**Exercise objective**
From the first line of the data down to and including the line with "0.6, 0.58, 0.58]", copy everything exactly, leaving out pictures.

** Start **

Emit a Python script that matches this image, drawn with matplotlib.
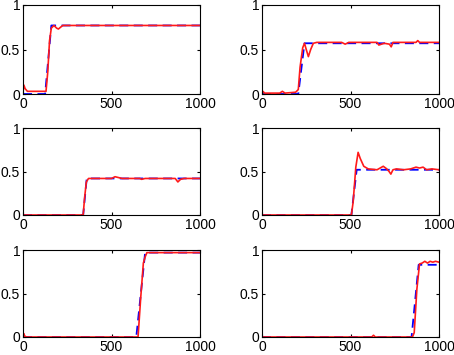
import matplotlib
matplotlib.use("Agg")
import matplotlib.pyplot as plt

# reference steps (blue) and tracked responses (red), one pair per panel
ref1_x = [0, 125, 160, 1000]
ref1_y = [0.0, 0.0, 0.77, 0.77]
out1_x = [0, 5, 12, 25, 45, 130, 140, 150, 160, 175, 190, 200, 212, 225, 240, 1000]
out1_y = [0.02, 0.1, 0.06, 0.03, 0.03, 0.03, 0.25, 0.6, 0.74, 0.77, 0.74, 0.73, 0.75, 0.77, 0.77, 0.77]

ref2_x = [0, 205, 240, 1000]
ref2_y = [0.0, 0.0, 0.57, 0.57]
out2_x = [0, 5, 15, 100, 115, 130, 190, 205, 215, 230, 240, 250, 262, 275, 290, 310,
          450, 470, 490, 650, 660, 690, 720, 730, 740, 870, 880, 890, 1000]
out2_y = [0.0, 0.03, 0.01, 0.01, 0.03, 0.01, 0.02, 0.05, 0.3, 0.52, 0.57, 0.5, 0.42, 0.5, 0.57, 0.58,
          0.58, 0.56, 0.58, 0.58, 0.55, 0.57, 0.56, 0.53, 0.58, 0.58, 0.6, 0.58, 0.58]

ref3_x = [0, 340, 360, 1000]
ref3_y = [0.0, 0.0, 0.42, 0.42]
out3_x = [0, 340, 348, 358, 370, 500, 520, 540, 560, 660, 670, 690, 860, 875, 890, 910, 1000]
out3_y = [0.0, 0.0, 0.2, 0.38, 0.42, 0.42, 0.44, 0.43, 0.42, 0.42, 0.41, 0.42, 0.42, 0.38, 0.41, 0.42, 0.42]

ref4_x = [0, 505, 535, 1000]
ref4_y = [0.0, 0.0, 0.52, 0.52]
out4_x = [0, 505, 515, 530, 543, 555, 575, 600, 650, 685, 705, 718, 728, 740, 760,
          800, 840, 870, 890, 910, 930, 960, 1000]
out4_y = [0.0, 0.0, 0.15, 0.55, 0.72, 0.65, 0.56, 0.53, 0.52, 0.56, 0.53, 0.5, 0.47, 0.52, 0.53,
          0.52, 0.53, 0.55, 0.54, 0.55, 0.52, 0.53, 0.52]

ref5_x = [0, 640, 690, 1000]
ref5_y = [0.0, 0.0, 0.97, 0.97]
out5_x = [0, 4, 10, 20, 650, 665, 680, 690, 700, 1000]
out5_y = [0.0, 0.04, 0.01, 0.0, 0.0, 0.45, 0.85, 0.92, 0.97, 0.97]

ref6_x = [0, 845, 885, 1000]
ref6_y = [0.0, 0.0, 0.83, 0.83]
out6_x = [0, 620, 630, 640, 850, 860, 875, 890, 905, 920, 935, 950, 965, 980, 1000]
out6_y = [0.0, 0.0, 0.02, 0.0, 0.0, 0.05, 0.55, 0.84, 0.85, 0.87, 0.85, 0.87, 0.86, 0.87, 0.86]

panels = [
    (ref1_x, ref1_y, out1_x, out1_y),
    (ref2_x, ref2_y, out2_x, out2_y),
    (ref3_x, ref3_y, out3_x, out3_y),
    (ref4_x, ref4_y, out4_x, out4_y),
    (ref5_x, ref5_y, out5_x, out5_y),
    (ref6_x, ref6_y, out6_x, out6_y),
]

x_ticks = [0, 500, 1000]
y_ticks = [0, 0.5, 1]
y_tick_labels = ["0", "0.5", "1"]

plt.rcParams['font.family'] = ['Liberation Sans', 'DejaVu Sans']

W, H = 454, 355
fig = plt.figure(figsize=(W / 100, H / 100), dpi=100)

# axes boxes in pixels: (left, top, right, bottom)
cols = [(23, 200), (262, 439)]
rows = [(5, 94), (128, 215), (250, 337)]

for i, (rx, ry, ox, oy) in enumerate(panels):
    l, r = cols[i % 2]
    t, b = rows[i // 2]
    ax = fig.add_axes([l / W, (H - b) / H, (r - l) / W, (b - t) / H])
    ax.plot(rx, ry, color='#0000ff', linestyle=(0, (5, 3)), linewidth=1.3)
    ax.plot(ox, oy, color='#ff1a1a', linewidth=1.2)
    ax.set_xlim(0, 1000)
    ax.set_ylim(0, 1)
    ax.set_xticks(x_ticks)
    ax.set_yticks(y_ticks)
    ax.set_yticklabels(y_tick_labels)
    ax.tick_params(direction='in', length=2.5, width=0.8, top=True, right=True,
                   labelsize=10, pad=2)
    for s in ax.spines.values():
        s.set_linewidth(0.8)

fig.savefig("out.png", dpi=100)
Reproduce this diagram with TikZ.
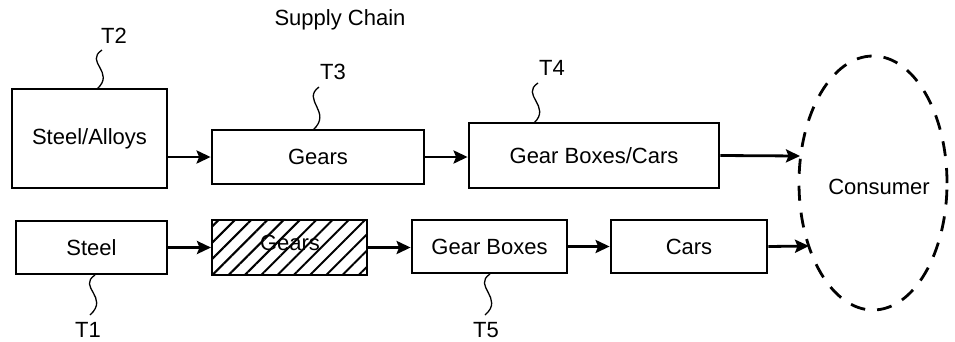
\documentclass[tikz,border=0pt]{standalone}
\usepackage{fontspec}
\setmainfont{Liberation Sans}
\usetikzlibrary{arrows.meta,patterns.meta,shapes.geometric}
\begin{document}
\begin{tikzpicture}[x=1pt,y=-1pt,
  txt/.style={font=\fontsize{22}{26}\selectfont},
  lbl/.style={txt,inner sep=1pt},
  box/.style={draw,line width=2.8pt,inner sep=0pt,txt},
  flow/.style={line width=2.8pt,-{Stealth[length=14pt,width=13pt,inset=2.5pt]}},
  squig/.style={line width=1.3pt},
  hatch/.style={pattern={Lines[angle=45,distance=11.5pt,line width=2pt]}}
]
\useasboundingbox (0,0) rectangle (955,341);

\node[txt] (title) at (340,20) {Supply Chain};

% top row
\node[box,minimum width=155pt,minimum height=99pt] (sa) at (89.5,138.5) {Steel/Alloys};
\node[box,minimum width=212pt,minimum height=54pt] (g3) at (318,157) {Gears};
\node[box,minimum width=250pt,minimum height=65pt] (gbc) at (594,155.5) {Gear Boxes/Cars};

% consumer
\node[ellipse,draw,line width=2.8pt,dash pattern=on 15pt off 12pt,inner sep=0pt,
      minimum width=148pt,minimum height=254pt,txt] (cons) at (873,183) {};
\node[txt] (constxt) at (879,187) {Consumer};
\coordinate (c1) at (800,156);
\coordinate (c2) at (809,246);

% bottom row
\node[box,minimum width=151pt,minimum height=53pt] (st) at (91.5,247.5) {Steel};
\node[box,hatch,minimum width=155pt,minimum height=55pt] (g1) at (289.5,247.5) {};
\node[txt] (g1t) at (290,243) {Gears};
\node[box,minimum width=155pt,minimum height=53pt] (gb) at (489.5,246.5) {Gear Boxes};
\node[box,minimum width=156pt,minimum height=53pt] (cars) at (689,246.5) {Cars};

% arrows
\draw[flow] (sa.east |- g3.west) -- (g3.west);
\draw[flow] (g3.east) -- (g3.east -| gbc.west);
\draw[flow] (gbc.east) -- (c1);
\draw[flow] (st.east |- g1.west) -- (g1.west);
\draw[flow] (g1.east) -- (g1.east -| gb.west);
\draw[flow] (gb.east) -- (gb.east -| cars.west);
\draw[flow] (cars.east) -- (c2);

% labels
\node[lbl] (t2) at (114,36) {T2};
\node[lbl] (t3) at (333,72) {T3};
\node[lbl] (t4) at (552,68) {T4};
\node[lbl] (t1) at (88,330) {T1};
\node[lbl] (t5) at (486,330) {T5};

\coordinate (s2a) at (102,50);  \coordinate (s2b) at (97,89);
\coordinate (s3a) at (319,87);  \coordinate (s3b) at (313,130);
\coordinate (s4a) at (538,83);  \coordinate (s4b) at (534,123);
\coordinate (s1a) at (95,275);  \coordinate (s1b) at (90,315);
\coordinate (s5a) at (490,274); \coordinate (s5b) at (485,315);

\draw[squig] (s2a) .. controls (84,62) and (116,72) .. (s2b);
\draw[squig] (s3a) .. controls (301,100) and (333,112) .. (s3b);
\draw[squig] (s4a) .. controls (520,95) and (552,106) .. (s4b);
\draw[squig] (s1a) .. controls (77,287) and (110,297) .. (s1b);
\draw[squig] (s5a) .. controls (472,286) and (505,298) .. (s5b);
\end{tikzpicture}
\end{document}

** End **

**Solution to this exercise**
Emit a Python script that matches this image, drawn with matplotlib.
import matplotlib
matplotlib.use("Agg")
import matplotlib.pyplot as plt

# reference steps (blue) and tracked responses (red), one pair per panel
ref1_x = [0, 125, 160, 1000]
ref1_y = [0.0, 0.0, 0.77, 0.77]
out1_x = [0, 5, 12, 25, 45, 130, 140, 150, 160, 175, 190, 200, 212, 225, 240, 1000]
out1_y = [0.02, 0.1, 0.06, 0.03, 0.03, 0.03, 0.25, 0.6, 0.74, 0.77, 0.74, 0.73, 0.75, 0.77, 0.77, 0.77]

ref2_x = [0, 205, 240, 1000]
ref2_y = [0.0, 0.0, 0.57, 0.57]
out2_x = [0, 5, 15, 100, 115, 130, 190, 205, 215, 230, 240, 250, 262, 275, 290, 310,
          450, 470, 490, 650, 660, 690, 720, 730, 740, 870, 880, 890, 1000]
out2_y = [0.0, 0.03, 0.01, 0.01, 0.03, 0.01, 0.02, 0.05, 0.3, 0.52, 0.57, 0.5, 0.42, 0.5, 0.57, 0.58,
          0.58, 0.56, 0.58, 0.58, 0.55, 0.57, 0.56, 0.53, 0.58, 0.58, 0.6, 0.58, 0.58]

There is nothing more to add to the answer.